Technology

Wealth Management Tech Operations – How To Blend Old And New

James Wooster 12 September 2019

Wealth Management Tech Operations – How To Blend Old And New

Managing old and new tech applications – some of which are decades old or written in now-defunct programming languages – is a mammoth task. How to address it?

Getting different IT systems and programmes to dovetail with one another is a challenge at the best of times and can become particularly challenging in the wake of corporate M&A deals where firms with very different systems come together. As a result, interoperability, to use that clunky word, is critical. 

To discuss these issues is James Wooster, who is chief operating officer of Glue24, a London, New York and Sofia-based software and services vendor working with wealth management companies such as JP Morgan. The editors of this news service are pleased to share views of outside contributors and invite readers to respond. This publication does not necessarily share all views of guest contributors. Email tom.burroughes@wealthbriefing.com or jackie.bennion.clearviewpublishing.com

More and more wealth management organisations realise that forcing employees to navigate dozens of disjointed applications and copy and paste information between them is having a negative impact on their operational costs and employee experience. What is more, having multiple manual operations can increase handling time as well as causing errors, ultimately hurting customer satisfaction or even resulting in financial losses. 

In large organisations, each in-house application has its own separate development team which has a lot of knowledge gained over years of experience. They create customised features in response to complex requirements, and each team feels that they know “their” users. Unfortunately, they might have little knowledge of the other applications running on users’ desktops and might not talk to the other teams in the organisation operating different software. As a result, no one in the firm has a holistic view of how each application fits into the wider user workflows.

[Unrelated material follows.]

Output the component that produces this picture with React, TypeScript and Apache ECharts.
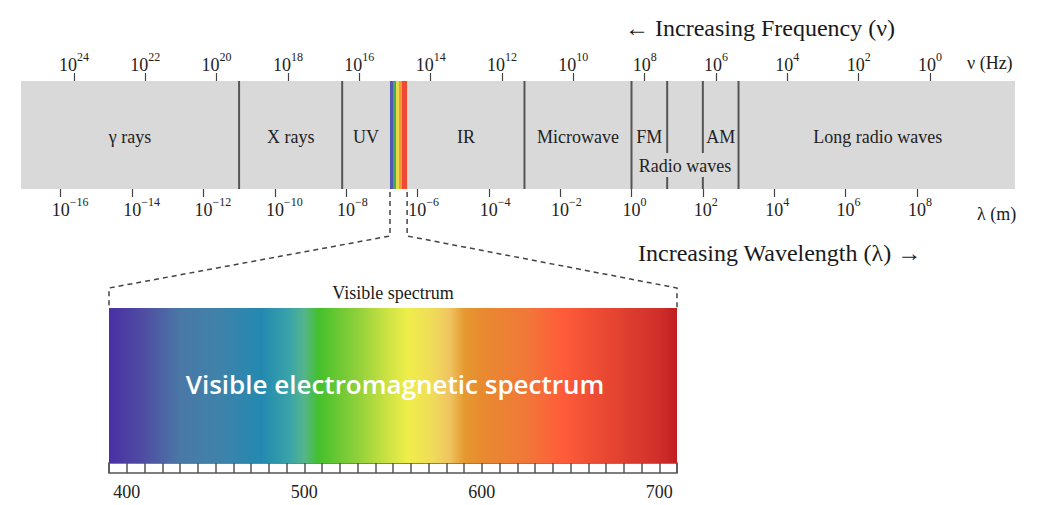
import React, { useEffect, useRef } from 'react';
import * as echarts from 'echarts';

const SERIF = '"Liberation Serif", "Times New Roman", serif';
const SANS = '"Open Sans", "Noto Sans", sans-serif';

// log10 of wavelength (m) ticks, bottom axis
const wavelengthTicks = [-16, -14, -12, -10, -8, -6, -4, -2, 0, 2, 4, 6, 8];
// log10 of frequency (Hz) ticks, top axis
const frequencyTicks = [24, 22, 20, 18, 16, 14, 12, 10, 8, 6, 4, 2, 0];

// region boundaries in log10 λ (m)
const fullDividers = [-11, -8.11, -3, 0, 3];
const radioDividers = [1, 2];
const visibleRange = [-6.77, -6.29];

const bandNames = ['γ rays', 'X rays', 'UV', 'IR', 'Microwave', 'FM', 'AM', 'Long radio waves', 'Radio waves'];
const bandCenters = [-14.06, -9.55, -7.44, -4.64, -1.5, 0.5, 2.5, 6.9, 1.5];
const bandLevels = [0.48, 0.48, 0.48, 0.48, 0.48, 0.48, 0.48, 0.48, 0.216];

// rainbow strip in the main band
const stripStops = [0, 0.2, 0.36, 0.52, 0.7, 1];
const stripColors = ['#5259b0', '#4aa85a', '#e9d94a', '#f39a36', '#ee4a34'];

// visible spectrum (nm)
const spectrumNm = [390, 410, 430, 452, 476, 492, 500, 508, 530, 545, 558, 572, 582, 590, 600, 625, 645, 670, 700, 710];
const spectrumColors = ['#4a2fa5', '#4f4ea2', '#4a78a6', '#3f82aa', '#2389b0', '#3aa4a8', '#55b48c', '#44c02c', '#8fd03a', '#c6e042', '#eeee4a', '#f0dc58', '#efc462', '#e69a30', '#e88a30', '#f07838', '#ff5c3a', '#e84832', '#cf2f2a', '#c01e20'];
const spectrumMin = 390;
const spectrumMax = 710;
const rulerLabels = [400, 500, 600, 700];

const supRich = {
  b: { fontSize: 18, lineHeight: 20, fontFamily: SERIF, color: '#222' },
  s: { fontSize: 12, lineHeight: 12, padding: [0, 0, 16, 0], fontFamily: SERIF, color: '#222' },
  g1: { width: 6, fontSize: 12, lineHeight: 12 },
  g2: { width: 12.5, fontSize: 12, lineHeight: 12 },
  g3: { width: 19, fontSize: 12, lineHeight: 12 },
};

function supLabel(v: number, pad: boolean) {
  const s = (v < 0 ? '\u2212' : '') + Math.abs(v);
  return (pad ? `{g${s.length}| }` : '') + `{b|10}{s|${s}}`;
}

export default function App() {
  const ref = useRef<HTMLDivElement>(null);
  useEffect(() => {
    if (!ref.current) return;
    const chart = echarts.init(ref.current, undefined, { renderer: 'svg' });
    const option: any = {
      animation: false,
      textStyle: { fontFamily: SERIF },
      grid: [
        { left: 21, top: 81, width: 994, height: 108, show: true, backgroundColor: '#d9d9d9', borderWidth: 0, containLabel: false, outerBoundsMode: 'none' },
        { left: 109, top: 308, width: 568, height: 155, containLabel: false, outerBoundsMode: 'none' },
        { left: 109, top: 463, width: 568, height: 10, show: true, backgroundColor: '#fff', borderColor: '#555', borderWidth: 1.5, containLabel: false, outerBoundsMode: 'none' },
      ],
      xAxis: [
        {
          type: 'value', gridIndex: 0, position: 'bottom', min: -17.113, max: 10.75,
          axisLine: { show: false }, splitLine: { show: false },
          axisTick: { show: true, customValues: wavelengthTicks, length: 8, lineStyle: { color: '#444', width: 1.2 } },
          axisLabel: { show: true, customValues: wavelengthTicks, margin: 11, formatter: (v: number) => supLabel(v, true), rich: supRich },
        },
        {
          type: 'value', gridIndex: 0, position: 'top', inverse: true, min: -2.383, max: 25.484,
          axisLine: { show: false }, splitLine: { show: false },
          axisTick: { show: true, customValues: frequencyTicks, length: 8, lineStyle: { color: '#444', width: 1.2 } },
          axisLabel: { show: true, customValues: frequencyTicks, margin: 6, formatter: (v: number) => supLabel(v, false), rich: supRich },
        },
        { type: 'value', gridIndex: 1, min: spectrumMin, max: spectrumMax, show: false },
        {
          type: 'value', gridIndex: 2, min: spectrumMin, max: spectrumMax, interval: 10,
          axisLine: { show: false }, axisTick: { show: false },
          splitLine: { show: true, interval: 0, lineStyle: { color: '#555', width: 1.5 } },
          axisLabel: { show: true, customValues: rulerLabels, margin: 10, fontSize: 18, color: '#222', fontFamily: SERIF },
        },
      ],
      yAxis: [0, 1, 2].map((i) => ({ type: 'value', gridIndex: i, min: 0, max: 1, show: false })),
      series: [
        {
          type: 'custom', xAxisIndex: 0, yAxisIndex: 0, silent: true,
          data: [[visibleRange[0], visibleRange[1]]],
          renderItem: (_p: any, api: any) => {
            const a = api.coord([api.value(0), 1]);
            const b = api.coord([api.value(1), 0]);
            return {
              type: 'rect',
              shape: { x: a[0], y: a[1], width: b[0] - a[0], height: b[1] - a[1] },
              style: {
                fill: new echarts.graphic.LinearGradient(0, 0, 1, 0,
                  stripColors.flatMap((c, i) => [
                    { offset: stripStops[i], color: c },
                    { offset: stripStops[i + 1] - 0.001, color: c },
                  ])),
              },
            };
          },
        },
        {
          type: 'custom', xAxisIndex: 0, yAxisIndex: 0, silent: true,
          data: fullDividers.map((v) => [v, 0]),
          renderItem: (_p: any, api: any) => {
            const t = api.coord([api.value(0), 1]);
            const b = api.coord([api.value(0), 0]);
            return { type: 'line', shape: { x1: t[0], y1: t[1], x2: b[0], y2: b[1] }, style: { stroke: '#555', lineWidth: 2 } };
          },
        },
        {
          type: 'custom', xAxisIndex: 0, yAxisIndex: 0, silent: true,
          data: radioDividers.map((v) => [v, 0]),
          renderItem: (_p: any, api: any) => {
            const v = api.value(0);
            const t = api.coord([v, 1]);
            const g1 = api.coord([v, 0.333]);
            const g2 = api.coord([v, 0.111]);
            const b = api.coord([v, 0]);
            const st = { stroke: '#555', lineWidth: 2 };
            return {
              type: 'group',
              children: [
                { type: 'line', shape: { x1: t[0], y1: t[1], x2: g1[0], y2: g1[1] }, style: st },
                { type: 'line', shape: { x1: g2[0], y1: g2[1], x2: b[0], y2: b[1] }, style: st },
              ],
            };
          },
        },
        {
          type: 'custom', xAxisIndex: 0, yAxisIndex: 0, silent: true,
          data: bandCenters.map((c, i) => ({ name: bandNames[i], value: [c, bandLevels[i]] })),
          renderItem: (p: any, api: any) => {
            const pt = api.coord([api.value(0), api.value(1)]);
            return {
              type: 'text', x: pt[0], y: pt[1],
              style: { text: bandNames[p.dataIndex], fill: '#222', fontSize: 18, fontFamily: SERIF, align: 'center', verticalAlign: 'middle' },
            };
          },
        },
        {
          type: 'custom', xAxisIndex: 2, yAxisIndex: 1, silent: true,
          data: [[spectrumMin, spectrumMax]],
          renderItem: (_p: any, api: any) => {
            const a = api.coord([api.value(0), 1]);
            const b = api.coord([api.value(1), 0]);
            return {
              type: 'rect',
              shape: { x: a[0], y: a[1], width: b[0] - a[0], height: b[1] - a[1] },
              style: {
                fill: new echarts.graphic.LinearGradient(0, 0, 1, 0,
                  spectrumNm.map((nm, i) => ({ offset: (nm - spectrumMin) / (spectrumMax - spectrumMin), color: spectrumColors[i] }))),
              },
            };
          },
        },
      ],
    };
    chart.setOption(option);

    const sl = chart.convertToPixel({ xAxisIndex: 0 }, visibleRange[0]) as number;
    const sr = chart.convertToPixel({ xAxisIndex: 0 }, visibleRange[1]) as number;
    const bandBottom = chart.convertToPixel({ yAxisIndex: 0 }, 0) as number;
    const pl = chart.convertToPixel({ xAxisIndex: 2 }, spectrumMin) as number;
    const pr = chart.convertToPixel({ xAxisIndex: 2 }, spectrumMax) as number;
    const pt = chart.convertToPixel({ yAxisIndex: 1 }, 1) as number;
    const kneeY = bandBottom + 47;
    const shoulderY = pt - 20;
    const dash = { stroke: '#444', lineWidth: 1.5, lineDash: [5, 4], fill: 'none' };
    const txt = (text: string, x: number, y: number, size: number, align: string, extra: any = {}) => ({
      type: 'text', x, y, silent: true, z: 100,
      style: { text, fontSize: size, fontFamily: SERIF, fill: '#1a1a1a', align, verticalAlign: 'middle', ...extra },
    });
    chart.setOption({
      graphic: {
        elements: [
          { type: 'polyline', silent: true, z: 100, shape: { points: [[sl, bandBottom + 3], [sl, kneeY], [pl, shoulderY], [pl, pt]] }, style: dash },
          { type: 'polyline', silent: true, z: 100, shape: { points: [[sr, bandBottom + 3], [sr, kneeY], [pr, shoulderY], [pr, pt]] }, style: dash },
          txt('\u2190 Increasing Frequency (\u03bd)', 625, 28, 24, 'left'),
          txt('Increasing Wavelength (\u03bb) \u2192', 638, 253, 24, 'left'),
          txt('\u03bd (Hz)', 967, 63, 18, 'left'),
          txt('\u03bb (m)', 977, 214, 18, 'left'),
          txt('Visible spectrum', (pl + pr) / 2, 293, 18, 'center'),
          txt('Visible electromagnetic spectrum', 395, 384, 26, 'center', { fill: '#ffffff', fontFamily: SANS, fontWeight: 600 }),
        ],
      },
    });
    return () => chart.dispose();
  }, []);
  return <div ref={ref} style={{ position: 'absolute', left: 0, top: 0, width: 1056, height: 505 }} />;
}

Managing, maintaining and monitoring an array of old and new applications – some of which are decades old or written in now-defunct programming languages – is a mammoth task and expensive to sustain, particularly with growing training costs and increasingly complex desktop operations. Big organisations have invested millions in large-scale application consolidation projects to re-write their legacy customer-facing systems from scratch, which have largely been successful. But these can come at a high cost, not just in monetary terms, but at the expense of innovation, as a lot of energy is devoted to re-developing the old systems, meaning that this approach may not always be the best way to stay ahead of the curve.

An alternative and increasingly popular approach is to use an off-the-shelf enterprise interoperability (interop) platform to integrate old and new applications on the desktop. Interoperability platforms allow in-house applications and packages such as salesforce.com, Zendesk, FactSet and Microsoft Office to talk to each other. Leveraging a pre-packaged interop platform to provide the core interop functionality allows in-house tech teams to focus on connecting data and applications. This strategy may also lead to decommissioning legacy applications written in legacy technologies on a step-by-step basis over time.

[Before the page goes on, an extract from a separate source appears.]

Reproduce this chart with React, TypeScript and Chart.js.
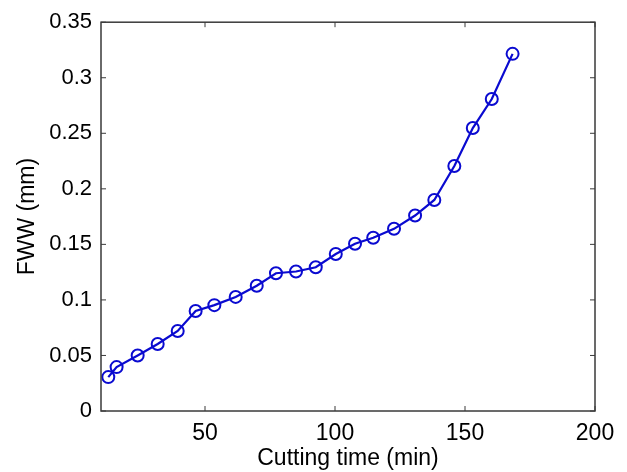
import React, { useEffect, useRef } from "react";
import { Chart, registerables } from "chart.js";

Chart.register(...registerables);

const cuttingTime = [12.8, 16.0, 24.1, 31.8, 39.5, 46.4, 53.6, 61.8, 69.9, 77.3, 85.0, 92.6, 100.3, 107.7, 114.7, 122.7, 130.8, 138.2, 145.9, 153.0, 160.3, 168.3];
const fww = [0.0305, 0.0395, 0.0499, 0.0603, 0.072, 0.090, 0.0953, 0.1027, 0.1128, 0.124, 0.1256, 0.1294, 0.1413, 0.1505, 0.156, 0.164, 0.176, 0.190, 0.2205, 0.2547, 0.2808, 0.3215];
const xTicks = [50, 100, 150, 200];
const yTicks = [0, 0.05, 0.1, 0.15, 0.2, 0.25, 0.3, 0.35];
const yTickLabels = ["0", "0.05", "0.1", "0.15", "0.2", "0.25", "0.3", "0.35"];

const FONT = "'Liberation Sans', Arial, sans-serif";

const framePlugin = {
  id: "matlabFrame",
  afterDatasetsDraw(chart: any) {
    const { ctx, chartArea, scales } = chart;
    const { left, right, top, bottom } = chartArea;
    ctx.save();
    ctx.strokeStyle = "#3a3a3a";
    ctx.lineWidth = 1.5;
    ctx.strokeRect(left, top, right - left, bottom - top);
    const len = 5;
    ctx.lineWidth = 1;
    ctx.beginPath();
    for (const v of xTicks) {
      const px = scales.x.getPixelForValue(v);
      ctx.moveTo(px, bottom);
      ctx.lineTo(px, bottom - len);
      ctx.moveTo(px, top);
      ctx.lineTo(px, top + len);
    }
    for (const v of yTicks) {
      const py = scales.y.getPixelForValue(v);
      ctx.moveTo(left, py);
      ctx.lineTo(left + len, py);
      ctx.moveTo(right, py);
      ctx.lineTo(right - len, py);
    }
    ctx.stroke();
    ctx.restore();
  },
};

export default function App() {
  const ref = useRef<HTMLCanvasElement | null>(null);
  useEffect(() => {
    if (!ref.current) return;
    const data = cuttingTime.map((x, i) => ({ x, y: fww[i] }));
    const chart = new Chart(ref.current, {
      type: "line",
      data: {
        datasets: [
          {
            data,
            borderColor: "#0a0ad0",
            borderWidth: 2.2,
            pointStyle: "circle",
            pointRadius: 6,
            pointBorderWidth: 2,
            pointBorderColor: "#0a0ad0",
            pointBackgroundColor: "rgba(0,0,0,0)",
            tension: 0,
            clip: false as any,
          },
        ],
      },
      options: {
        animation: false,
        responsive: true,
        maintainAspectRatio: false,
        layout: { padding: { left: 0, top: 18, right: 32, bottom: 0 } },
        plugins: { legend: { display: false }, tooltip: { enabled: false } },
        scales: {
          x: {
            type: "linear",
            min: 10,
            max: 200,
            afterBuildTicks: (scale: any) => {
              scale.ticks = xTicks.map((v) => ({ value: v }));
            },
            afterFit: (scale: any) => {
              scale.height = 61;
            },
            grid: { display: false, drawTicks: false },
            border: { display: false },
            ticks: {
              color: "#000",
              padding: 9,
              maxRotation: 0,
              font: { family: FONT, size: 23 },
              callback: (v: any) => String(v),
            },
            title: {
              display: true,
              text: "Cutting time (min)",
              color: "#000",
              font: { family: FONT, size: 23 },
              padding: { top: 0, bottom: 0 },
            },
          },
          y: {
            type: "linear",
            min: 0,
            max: 0.35,
            afterBuildTicks: (scale: any) => {
              scale.ticks = yTicks.map((v) => ({ value: v }));
            },
            afterFit: (scale: any) => {
              scale.width = 101;
            },
            grid: { display: false, drawTicks: false },
            border: { display: false },
            ticks: {
              color: "#000",
              padding: 9,
              font: { family: FONT, size: 22 },
              callback: (v: any) => {
                const i = yTicks.findIndex((t) => Math.abs(t - Number(v)) < 1e-9);
                return i >= 0 ? yTickLabels[i] : "";
              },
            },
            title: {
              display: true,
              text: "FWW (mm)",
              color: "#000",
              font: { family: FONT, size: 23 },
              padding: { top: 14, bottom: 0 },
            },
          },
        },
      },
      plugins: [framePlugin],
    });
    return () => chart.destroy();
  }, []);
  return (
    <div style={{ position: "fixed", left: 0, top: 0, width: 627, height: 472, background: "#fff" }}>
      <canvas ref={ref} />
    </div>
  );
}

Opting for an interop platform offers huge cost savings, but there are a couple of important points that companies must consider when embarking on an interop initiative.

First, it is important for organisations to understand their users’ needs. IT-driven initiatives often focus on solving the meatiest and thorniest technical problems, but focussing solely on the technological aspects often means losing sight of the need to make the software as “user-friendly” as possible. It is crucial to understand core users’ workflows and provide the information and functionality users need to complete their tasks efficiently and easily. It doesn’t matter how feature-rich an interop platform is - failing to invest in the user experience means failing to address user needs. And failing to address those needs causes barriers to adoption, affects user efficiency, and increases the development costs associated with rework and short-term fixes.

Sponsorship within the firm at the right level is also a huge factor. For an interop initiative to be successful, there has to be a senior leader involved who can take charge of multiple business areas, and help them effectively collaborate and factor resources and budgets into their planning cycle. Therefore, identifying a senior sponsor capable of unifying dissimilar teams and business lines, embed robust governance and operational practices and ensure a foundation of user-centricity is vital.  

Choosing a full-service interop platform that has been proven in similar complex organisations can facilitate both the orchestration of the user interface (UI) and the integration of data. A platform that provides core features such as universal app search, notification handling and standard UI components allows internal teams to focus on connecting data and applications, while leveraging a functionality that has been developed and tested in the market.

As important as the choice of technology is, it is really just the beginning. Perhaps even more critical is the methodology the organisation chooses to use. An organisation’s objectives and users’ needs will continue to evolve over time. So, even if the trigger for interop was about legacy migration, very soon, today’s new stacks will be tomorrow's legacy stacks.

Embarking on an interop initiative is not a quick fix – it is a journey, which will evolve over time as requirements change, as new regulations are enforced, and different industry standards are rolled out.

Starting small is a good idea. Perhaps by applying the initiative to just three to five apps, or one user role at first in order to pilot both the technology and the strategic approach safely and securely, this could prepare the company to scale up its use in the future, while bringing about real business value quickly, which is, after all, what it is all about.